Leave out the pictures and repeat the rest of the material exactly.
----
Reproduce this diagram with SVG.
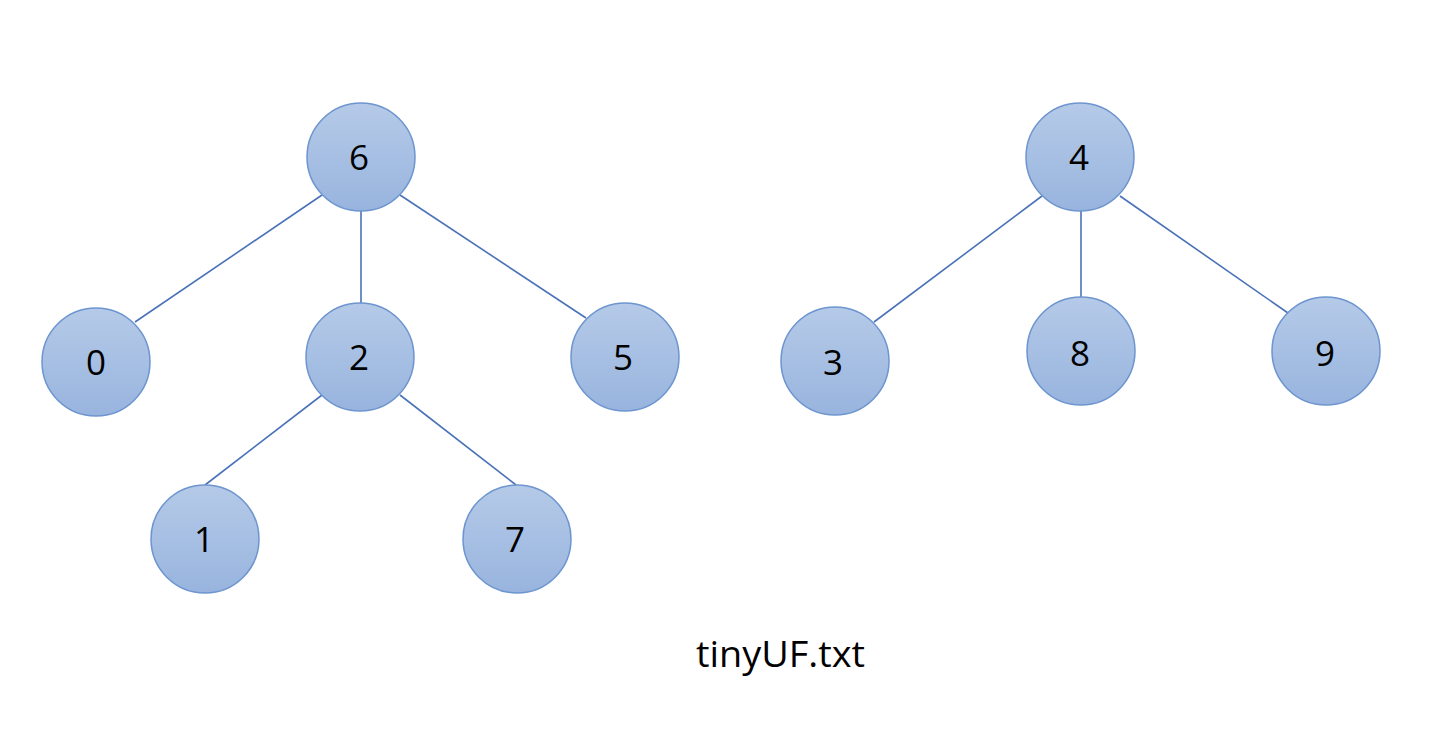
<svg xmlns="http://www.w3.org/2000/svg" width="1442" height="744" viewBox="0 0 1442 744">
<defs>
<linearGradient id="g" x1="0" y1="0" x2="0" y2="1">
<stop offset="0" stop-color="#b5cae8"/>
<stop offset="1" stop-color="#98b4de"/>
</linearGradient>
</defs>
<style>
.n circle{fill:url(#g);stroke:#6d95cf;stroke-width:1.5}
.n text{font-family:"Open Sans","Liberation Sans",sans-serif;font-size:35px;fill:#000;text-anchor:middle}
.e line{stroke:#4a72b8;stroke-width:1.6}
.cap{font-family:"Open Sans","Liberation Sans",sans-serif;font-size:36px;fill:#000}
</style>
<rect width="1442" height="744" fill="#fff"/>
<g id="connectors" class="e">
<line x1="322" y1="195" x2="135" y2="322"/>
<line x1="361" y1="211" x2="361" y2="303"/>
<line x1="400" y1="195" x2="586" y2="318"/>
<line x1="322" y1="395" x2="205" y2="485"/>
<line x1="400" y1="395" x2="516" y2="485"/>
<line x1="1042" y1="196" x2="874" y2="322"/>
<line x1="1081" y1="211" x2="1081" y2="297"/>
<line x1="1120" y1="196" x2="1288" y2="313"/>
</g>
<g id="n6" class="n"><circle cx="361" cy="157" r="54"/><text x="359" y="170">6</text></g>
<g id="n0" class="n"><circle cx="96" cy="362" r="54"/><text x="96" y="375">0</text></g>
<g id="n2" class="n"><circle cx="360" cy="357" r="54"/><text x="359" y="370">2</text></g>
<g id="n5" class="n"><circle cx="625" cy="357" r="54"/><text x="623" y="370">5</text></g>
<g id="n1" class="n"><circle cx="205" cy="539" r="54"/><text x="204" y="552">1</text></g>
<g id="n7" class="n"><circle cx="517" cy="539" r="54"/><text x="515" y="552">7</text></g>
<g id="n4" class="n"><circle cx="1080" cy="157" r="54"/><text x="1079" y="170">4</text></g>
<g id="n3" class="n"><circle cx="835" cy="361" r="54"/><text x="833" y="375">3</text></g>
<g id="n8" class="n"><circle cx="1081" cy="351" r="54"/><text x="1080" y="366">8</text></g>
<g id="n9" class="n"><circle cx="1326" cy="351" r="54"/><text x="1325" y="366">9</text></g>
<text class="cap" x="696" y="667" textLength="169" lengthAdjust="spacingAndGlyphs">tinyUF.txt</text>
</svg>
----
(OUTPUT FOR THIS TASK):
Reproduce this diagram with SVG.
<svg xmlns="http://www.w3.org/2000/svg" width="1442" height="744" viewBox="0 0 1442 744">
<defs>
<linearGradient id="g" x1="0" y1="0" x2="0" y2="1">
<stop offset="0" stop-color="#b5cae8"/>
<stop offset="1" stop-color="#98b4de"/>
</linearGradient>
</defs>
<style>
.n circle{fill:url(#g);stroke:#6d95cf;stroke-width:1.5}
.n text{font-family:"Open Sans","Liberation Sans",sans-serif;font-size:35px;fill:#000;text-anchor:middle}
.e line{stroke:#4a72b8;stroke-width:1.6}
.cap{font-family:"Open Sans","Liberation Sans",sans-serif;font-size:36px;fill:#000}
</style>
<rect width="1442" height="744" fill="#fff"/>
<g id="connectors" class="e">
<line x1="322" y1="195" x2="135" y2="322"/>
<line x1="361" y1="211" x2="361" y2="303"/>
<line x1="400" y1="195" x2="586" y2="318"/>
<line x1="322" y1="395" x2="205" y2="485"/>
<line x1="400" y1="395" x2="516" y2="485"/>
<line x1="1042" y1="196" x2="874" y2="322"/>
<line x1="1081" y1="211" x2="1081" y2="297"/>
<line x1="1120" y1="196" x2="1288" y2="313"/>
</g>
<g id="n6" class="n"><circle cx="361" cy="157" r="54"/><text x="359" y="170">6</text></g>
<g id="n0" class="n"><circle cx="96" cy="362" r="54"/><text x="96" y="375">0</text></g>
<g id="n2" class="n"><circle cx="360" cy="357" r="54"/><text x="359" y="370">2</text></g>
<g id="n5" class="n"><circle cx="625" cy="357" r="54"/><text x="623" y="370">5</text></g>
<g id="n1" class="n"><circle cx="205" cy="539" r="54"/><text x="204" y="552">1</text></g>
<g id="n7" class="n"><circle cx="517" cy="539" r="54"/><text x="515" y="552">7</text></g>
<g id="n4" class="n"><circle cx="1080" cy="157" r="54"/><text x="1079" y="170">4</text></g>
<g id="n3" class="n"><circle cx="835" cy="361" r="54"/><text x="833" y="375">3</text></g>
<g id="n8" class="n"><circle cx="1081" cy="351" r="54"/><text x="1080" y="366">8</text></g>
<g id="n9" class="n"><circle cx="1326" cy="351" r="54"/><text x="1325" y="366">9</text></g>
<text class="cap" x="696" y="667" textLength="169" lengthAdjust="spacingAndGlyphs">tinyUF.txt</text>
</svg>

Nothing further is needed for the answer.